One of the great virtues of a car-contained social outing is invisibility. Break out the comfy sweats with the stain on the knee and the hole in the butt. Wear pajamas with pride. Bring pillows and blankets to further enhance the “I’m practically in bed” illusion and attain a deeper level of veg.

At the drive-in, you’ll never have to smuggle a lumpy knapsack of contraband refreshments past the scrutiny of suspicious theater ushers. Your menu for the evening is limited only by the size of your sedan. Pack a cooler full of hors d’oeuvres and lay out a dashboard buffet. Make it a theme night and hit a fast-food drive-thru before you drive-in. Those lacking in time or culinary inspiration can always subsist on traditional snack bar staples, but remember moviegoers, the floor you coat with soda is your own.

Other indispensable items include quarters for video games and, for cars with bad defrosters, a towel to combat mid-movie window fog. Do not, under any circumstances, bring a red laser pointer with the intent of shining it on the screen during the film. Not only has this oh-so-witty prank been done more times than Debbie in Dallas, but pulling said maneuver immediately renders you the most annoying person at the drive-in.

Which brings us to an important topic: how to park your car without becoming the second most annoying person at the drive-in, the person with their headlights on. If you arrive after the movie has begun, it’s imperative that you follow headlight etiquette and cut your beams. You’ll still have visibility, but you will need to drive slowly.

Since small children and stray cats are guaranteed to dart in front of your vehicle at unpredictable intervals, this is a wise course anyway. Target your space before moving forward. Weaving between cars while debating the merits of the front row with your passengers is to be avoided. A final note to drivers: once you’re parked, don’t rest your foot on the break pedal. People get testy when they’re being blinded.

Bambi’s All That with Dude, Where’s My Car? 3: Where is it, Dude?
You’ve got the basics and you’re ready to explore more sophisticated concepts for the drive-in consumer. Let’s begin with film selection. The distraction inherent in watching a movie from a parking lot rules out any film requiring deep contemplation. Subtitles are out, since one squashed bug on your window can sabotage the translation. Fortunately, drive-ins hold no illusions about their place in film culture. They offer primarily horror, action, T&A comedies and the obligatory children’s double feature.

Deciding which film to see can be tricky, especially with the second feature variable thrown in. For example, two probably decent films may outweigh one sure thing paired with one sure-to-suck thing. Fortunately, longtime drive-in movie critic Joe Bob Briggs has distilled the complex art of drive-in film selection into a simple formula.

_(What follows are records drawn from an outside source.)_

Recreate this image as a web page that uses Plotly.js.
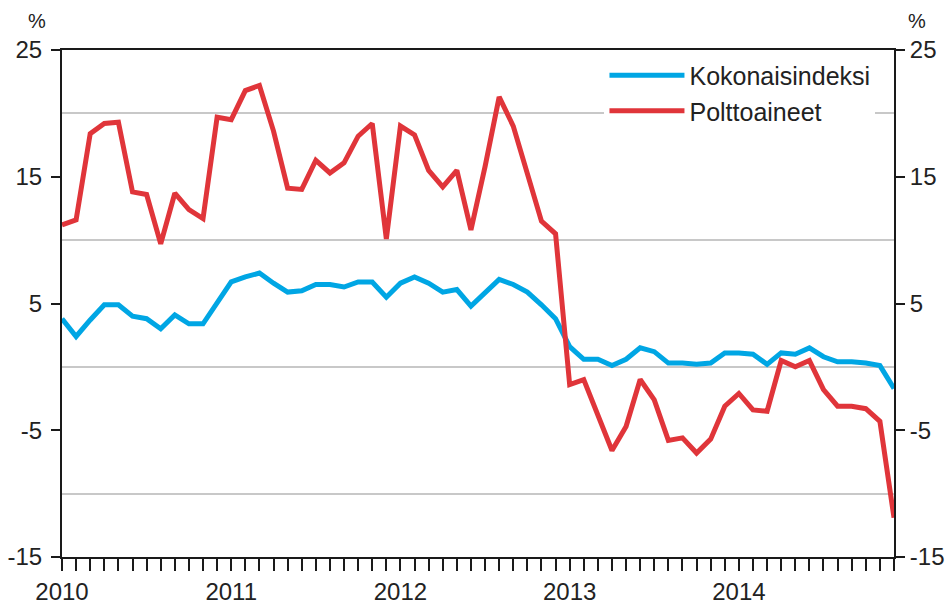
<!DOCTYPE html>
<html>
<head>
<meta charset="utf-8">
<script src="https://cdn.plot.ly/plotly-3.0.1.min.js"></script>
<style>html,body{margin:0;padding:0;background:#fff;}#chart{width:945px;height:605px;}</style>
</head>
<body>
<div id="chart"></div>
<script>
// Months 2010-01 .. 2014-12
const years = [2010, 2011, 2012, 2013, 2014];
const monthNums = ["01","02","03","04","05","06","07","08","09","10","11","12"];
const months = [];
years.forEach(y => monthNums.forEach(m => months.push(y + "-" + m)));

const yearLabels = ["2010", "2011", "2012", "2013", "2014"];

const kokonaisindeksi = [
  3.8, 2.4, 3.7, 4.9, 4.9, 4.0, 3.8, 3.0, 4.1, 3.4, 3.4, 5.1,
  6.7, 7.1, 7.4, 6.6, 5.9, 6.0, 6.5, 6.5, 6.3, 6.7, 6.7, 5.5,
  6.6, 7.1, 6.6, 5.9, 6.1, 4.8, 5.8, 6.9, 6.5, 5.9, 4.9, 3.8,
  1.6, 0.6, 0.6, 0.1, 0.6, 1.5, 1.2, 0.3, 0.3, 0.2, 0.3, 1.1,
  1.1, 1.0, 0.2, 1.1, 1.0, 1.5, 0.8, 0.4, 0.4, 0.3, 0.1, -1.7
];

const polttoaineet = [
  11.2, 11.6, 18.4, 19.2, 19.3, 13.8, 13.6, 9.7, 13.7, 12.4, 11.7, 19.7,
  19.5, 21.8, 22.2, 18.6, 14.1, 14.0, 16.3, 15.3, 16.1, 18.2, 19.2, 10.1,
  19.0, 18.3, 15.5, 14.2, 15.5, 10.8, 15.8, 21.3, 19.0, 15.3, 11.5, 10.5,
  -1.4, -1.0, -3.7, -6.6, -4.7, -1.0, -2.6, -5.8, -5.6, -6.8, -5.7, -3.1,
  -2.1, -3.4, -3.5, 0.5, 0.0, 0.5, -1.8, -3.1, -3.1, -3.3, -4.3, -11.9
];

const seriesNames = ["Kokonaisindeksi", "Polttoaineet"];
const yTicks = [-15, -5, 5, 15, 25];

const tickText = months.map(m => m.endsWith("-01") ? m.slice(0, 4) : "");

const axisColor = "#1a1a1a";
const fontFam = "'Liberation Sans', Arial, sans-serif";
const textColor = "#222222";

const traces = [
  {
    x: months, y: kokonaisindeksi, name: seriesNames[0], type: "scatter", mode: "lines",
    line: {color: "#00a6e4", width: 5}, xaxis: "x", yaxis: "y", hoverinfo: "skip"
  },
  {
    x: months, y: polttoaineet, name: seriesNames[1], type: "scatter", mode: "lines",
    line: {color: "#e0353a", width: 5}, xaxis: "x", yaxis: "y2", hoverinfo: "skip"
  }
];

const layout = {
  width: 945, height: 605,
  margin: {l: 62, r: 51, t: 50, b: 48},
  paper_bgcolor: "#ffffff", plot_bgcolor: "#ffffff",
  font: {family: fontFam, size: 24, color: textColor},
  showlegend: true,
  legend: {
    x: 0.652, xanchor: "left", y: 0.995, yanchor: "top",
    bgcolor: "#ffffff", borderwidth: 0,
    font: {family: fontFam, size: 25, color: textColor},
    itemwidth: 75, tracegroupgap: 0
  },
  xaxis: {
    type: "category", categoryorder: "array", categoryarray: months,
    range: [0, months.length - 1],
    tickmode: "array", tickvals: months, ticktext: tickText,
    ticks: "outside", ticklen: 12, tickwidth: 2, tickcolor: axisColor,
    showline: true, linecolor: axisColor, linewidth: 2, mirror: true,
    showgrid: false, zeroline: false, tickangle: 0,
    ticklabelstandoff: 0,
    tickfont: {family: fontFam, size: 24, color: textColor}
  },
  yaxis: {
    range: [-15, 25], tickmode: "array", tickvals: yTicks, ticktext: yTicks.map(String),
    ticks: "outside", ticklen: 9, tickwidth: 2, tickcolor: axisColor,
    showline: true, linecolor: axisColor, linewidth: 2,
    showgrid: false, zeroline: false,
    minor: {tick0: -10, dtick: 10, showgrid: true, gridcolor: "#c8c8c8", gridwidth: 2, ticks: ""},
    tickfont: {family: fontFam, size: 24, color: textColor},
    ticklabelstandoff: 4
  },
  yaxis2: {
    overlaying: "y", side: "right",
    range: [-15, 25], tickmode: "array", tickvals: yTicks, ticktext: yTicks.map(String),
    ticks: "outside", ticklen: 9, tickwidth: 2, tickcolor: axisColor,
    showline: true, linecolor: axisColor, linewidth: 2,
    showgrid: false, zeroline: false,
    tickfont: {family: fontFam, size: 24, color: textColor}
  },
  annotations: [
    {text: "%", xref: "paper", yref: "paper", x: -0.03, y: 1.0, yshift: 29, xanchor: "center", yanchor: "middle",
     showarrow: false, font: {family: fontFam, size: 20, color: textColor}},
    {text: "%", xref: "paper", yref: "paper", x: 1.0, xshift: 23, y: 1.0, yshift: 29, xanchor: "center", yanchor: "middle",
     showarrow: false, font: {family: fontFam, size: 20, color: textColor}}
  ]
};

Plotly.newPlot("chart", traces, layout, {staticPlot: true, displayModeBar: false});
</script>
</body>
</html>
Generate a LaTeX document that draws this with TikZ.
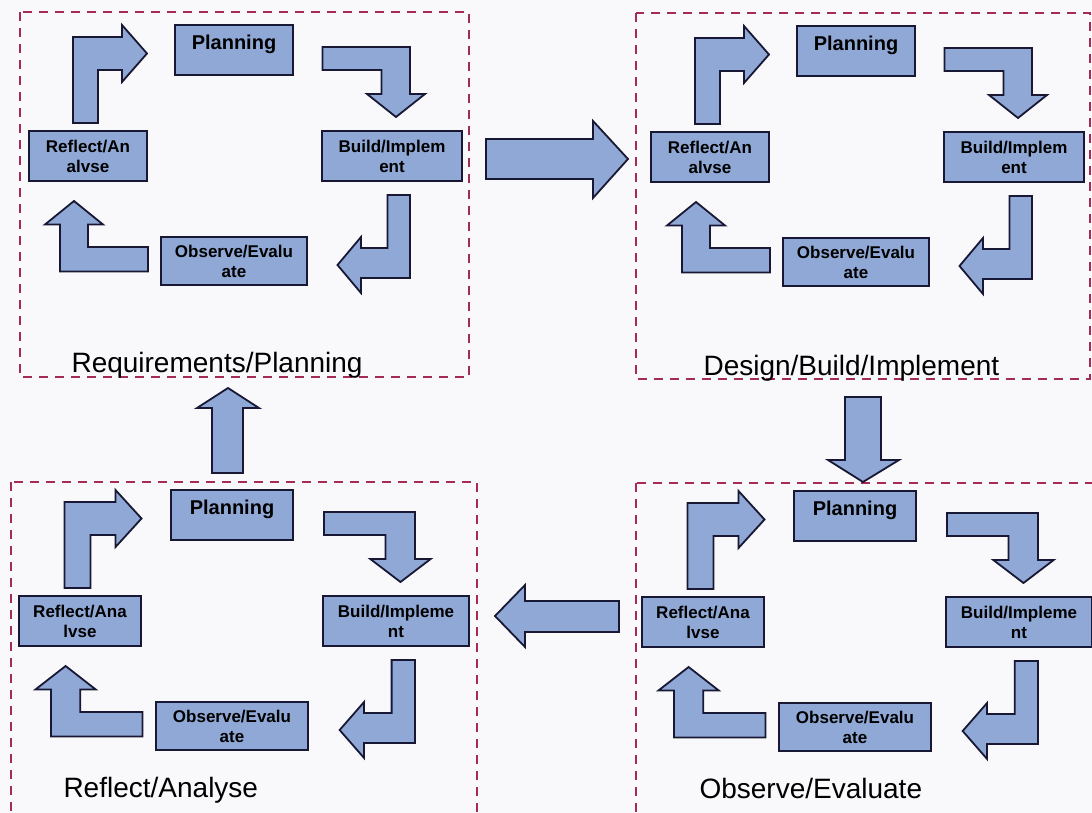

When faced with uncertainty, Briggsian theory maintains that the optimal choice is the film containing more of the 3 B’s: blood, breasts and beasts. By this logic, Attack of the Spatula Slaughterer is less desirable than Attack of the Slimy Martians with Spatulas. Half-Naked Cheerleaders Attack Slimy Martians with Spatulas beats them both. It’s scientific.

Mastering Briggsian theory earns you the right to enlarge your drive-in domain. Since the transition from speaker boxes to radio-transmitted sound, drive-in lots are no longer sub-divided by poles. These days, an enterprising moviegoer can establish an entire movie-viewing empire. Arrive early and set up satellite folding chair camps around your vehicle. Those of you with trucks can park backward to tailgate or throw a mattress in the bed and recline under the stars. Bring portable radios for those sitting outside, unless your car has THX sound.

Bambi vs. the Killer Sluts from Venus with American Pie 3: Going à la Mode
Now we move on to the hidden secrets of the drive-in. These practices could result in either expulsion from the theater or a lecture from law enforcement, so proceed with caution and assume full responsibility for the risks involved. If you get caught, you’re on your own.

The first secret is how to switch screens, thereby maximizing your exposure to the 3 B’s. This skill is useful when a must-see film (such as the aforementioned cheerleader/Martian/kitchen utensil brawl) is paired with something utterly lame (i.e. an Oscar contender). Once the cheerleaders save the world and hose off their spatulas, pack up and drive to the snack bar. Pretend you’re too lazy to walk the 100 feet. Don’t worry, you’ll fit right in.

Head into the building and use the bathroom, play a video game, get some nachos, whatever. When you hop back into your car, simply drive into the next lot you want to visit. Simple and effective. Of course, every act of subterfuge has its price. In this case, someone will have to manually scan through all the radio stations to find the one broadcasting your new movie. A small concession for an entertainment upgrade.

Finally, the subject you’ve all been waiting for: how to get it on like Marvin Gaye without attracting the attention of your neighbors. As mentioned previously, the removal of speaker poles has eliminated the automatic aura of personal space around each car. Anyone can park right next to you. In fact, Murphy’s Law of Cinema Nookie dictates that, if you’re only at the drive-in for backseat action, a mini-van will pull alongside you and said van will be filled with small children who’d rather watch you than whatever’s on screen.

Unlike at the walk-ins, the back row is not the place for romance. Unless you park way off to the side, there’ll be a constant pedestrian parade past your window to the snack bar. Besides, parking in the back corner means a terrible view of the film—and what else are you going to do after your 15 minutes of sweaty paradise?

That’s why true drive-in sexperts know the front row is better. No one is walking by or turning around to stare. As long as you recline the seats below window level, it’s just as secluded as Motel 6 and you can still see the movie! Just be sure to park as far as possible from the cars on either side of you. If this proves impossible, you can always hang a blanket or jacket over the side windows to block out furtive, sidelong stares (roll the top edge into the window to secure). Your neighbors may guess what you’re doing behind the curtain, but for some of you cheeky monkeys, that’s part of the fun.

If you’ve gone this far, you probably don’t need reminding to steer clear of the stick shift and e-brake. However, do heed this final warning: Do not, in the throws of passion, let your foot, elbow, breast or battery-operated love toy activate the horn, unless you want to become the third most annoying person at the drive-in.